Most network architectures are hand-crafted and usually require expert knowledge, experience and elaborate design. A high-performance network architecture generally possesses a tremendous number of possible configurations about the number of layers, hyperparameters in each layer and type of each layer. It is really hard for the human to design or improve network architecture. Therefore, some recent works have attempted computer-aided or automated network architecture design. But there are several challenges unsolved: (1) The large number of convolutional layers and the numerous options in type and hyperparameters of each make huge search space and heavy computational costs for network generation. (2) The network designed on a specific dataset or task yields inferior performance when transferred to other datasets or tasks. We begin with the neural network architecture on specific tasks, designing and modifying the deep neural network architecture manually. Based on these works, we study into automated neural network architecture design methods. The contributions of this dissertation are summarized as follows:
- We propose a new deep neural network architecture for handwritten Chinese character recognition. The architecture of our proposed framework includes two parts: spatial transformer network and deep residual network. We use the spatial transformer network learned directly from the data to transform the input handwritten Chinese character images into regular characters, for improving the final recognition rate. Deep residual network uses short cut connection to answering the problem of vanishing or exploding gradients, so the learning ability of the network can also be significantly improved. The experimental results show that our model can achieve a new state-of-the-art performance for handwritten Chinese character recognition and is robust to the irregular handwritten Chinese characters.
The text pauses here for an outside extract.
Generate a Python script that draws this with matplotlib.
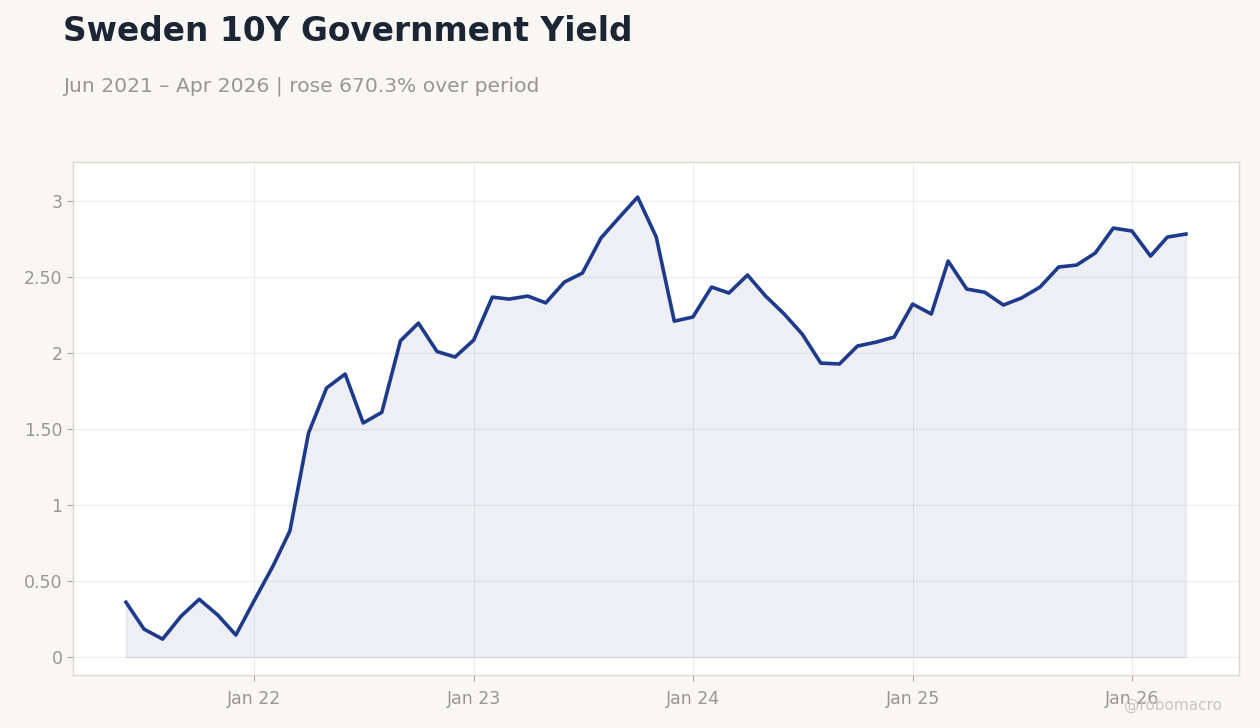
import numpy as np
import pandas as pd
import matplotlib
matplotlib.use('Agg')
import matplotlib.pyplot as plt
import matplotlib.dates as mdates
from matplotlib.ticker import FuncFormatter

# monthly 10Y yield, Jun 2021 - Apr 2026
dates = pd.date_range('2021-06-01', '2026-04-01', freq='MS')
yields = [0.361, 0.184, 0.118, 0.27, 0.38, 0.276, 0.145, 0.375, 0.60, 0.83,
          1.474, 1.77, 1.862, 1.54, 1.61, 2.08, 2.197, 2.01, 1.974, 2.085,
          2.368, 2.355, 2.375, 2.33, 2.467, 2.526, 2.757, 2.895, 3.026, 2.763,
          2.21, 2.237, 2.434, 2.395, 2.513, 2.375, 2.257, 2.125, 1.934, 1.928,
          2.046, 2.072, 2.105, 2.322, 2.257, 2.605, 2.421, 2.40, 2.316, 2.362,
          2.434, 2.566, 2.579, 2.658, 2.822, 2.803, 2.638, 2.763, 2.783]

title = 'Sweden 10Y Government Yield'
subtitle = 'Jun 2021 \u2013 Apr 2026 | rose 670.3% over period'

bg = '#f8f7f4'
line_c = '#1e3a8a'
grey = '#999590'

fig = plt.figure(figsize=(12.6, 7.28), dpi=100, facecolor=bg)
ax = fig.add_axes([0.0579, 0.0728, 0.9254, 0.7047])
ax.set_facecolor('white')

ax.fill_between(dates, yields, 0, facecolor=line_c, edgecolor=line_c,
                alpha=0.08, linewidth=1)
ax.plot(dates, yields, color=line_c, linewidth=2.6)

ax.set_ylim(-0.118, 3.257)
ax.set_yticks([0, 0.5, 1, 1.5, 2, 2.5, 3])

def fmt(v, pos):
    if abs(v - round(v)) < 1e-9:
        return '%d' % round(v)
    return '%.2f' % v
ax.yaxis.set_major_formatter(FuncFormatter(fmt))

ax.xaxis.set_major_locator(mdates.YearLocator())
ax.xaxis.set_major_formatter(mdates.DateFormatter('Jan %y'))

ax.grid(True, color='#eeece9', linewidth=0.8)
ax.set_axisbelow(True)
for s in ax.spines.values():
    s.set_color('#ddd8d0')
    s.set_linewidth(1)
ax.tick_params(colors='#aaa6a0', labelcolor=grey, labelsize=12.5, length=4, width=0.8)
ax.tick_params(axis='x', pad=7)

fig.text(0.05, 0.957, title, fontsize=23.7, fontweight='bold', color='#1c2533', va='center')
fig.text(0.05, 0.882, subtitle, fontsize=14.6, color=grey, va='center')
fig.text(0.97, 0.031, '@robomacro', fontsize=11, color='#c8c5c0', ha='right', va='center')

fig.savefig('out.png', dpi=100, facecolor=bg)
- We propose a novel deep neural network architecture focus on tackling decision-making problem in object tracking. The model consists of a convolutional neural network as the decision controller and learns an optimal decision with deep reinforcement learning algorithm. The decision controller can make reasonable decision choices for different scenarios in object tracking area. To prove the ability of decision controller, we apply it to the challenging ensemble problem in Single Object Tracking for choosing the better tracker dynamically to get better performance, and tracker-detector switching problem in Multiple Object Tracking for accelerating the speed. The experimental results show that the controller for tracker ensemble achieves state-of-the-art performance in public Single Object Tracking challenges. Meanwhile, we can use the switching controller to construct a real time Multiple Object Tracking.
- We propose an automated deep neural network architecture search framework based on reinforcement learning and block design. We are the first to consider block-wise setup in automatic network generation area, it squeezes the search space of the entire network design and speeds up the searching process. Moreover, the generated architectures are thus succinct and have powerful generalization ability. This framework includes three parts: block-wise network search space, reinforcement learning controller and early stop strategy. First, we propose a network structure code to represent the block-wise neural network architecture. And based on the structure code, we build a reinforcement learning controller to sample and search optimal neural network architecture automatically. To accelerate the generation process, we also propose a distributed asynchronous framework and an early stop strategy. The experimental results on CIFAR-10, CIFAR-100 and ImageNet show that it yields state-of-the-art results in comparison to the hand-crafted networks on image classification.
- We propose a fast automated deep neural network architecture search method and a block connection search method, completed the entire automated neural network architecture search framework. Most neural network architecture search methods require a very time-consuming performance evaluation process, to mitigate this cost, we first use network structure code to represent the block-wise neural network architecture and convert the code into real vectors with layer embedding. Then we adopt the Long-Short Term Memory and multilayer perceptron to predict the network performance before training. With our method, the demand of computing resource will be further reduced. The experimental results on CIFAR show that we can get a comparable result with only 1 GPU in 1day which means the amount of calculation is reduced to less than one thousandth compared to the conventional method. Moreover, based on the existing framework, by modifying the search space design, we propose an automated block connection search method. The experimental results show that our method can find the optimal connection style better than human prior knowledge definitions, completed the entire framework.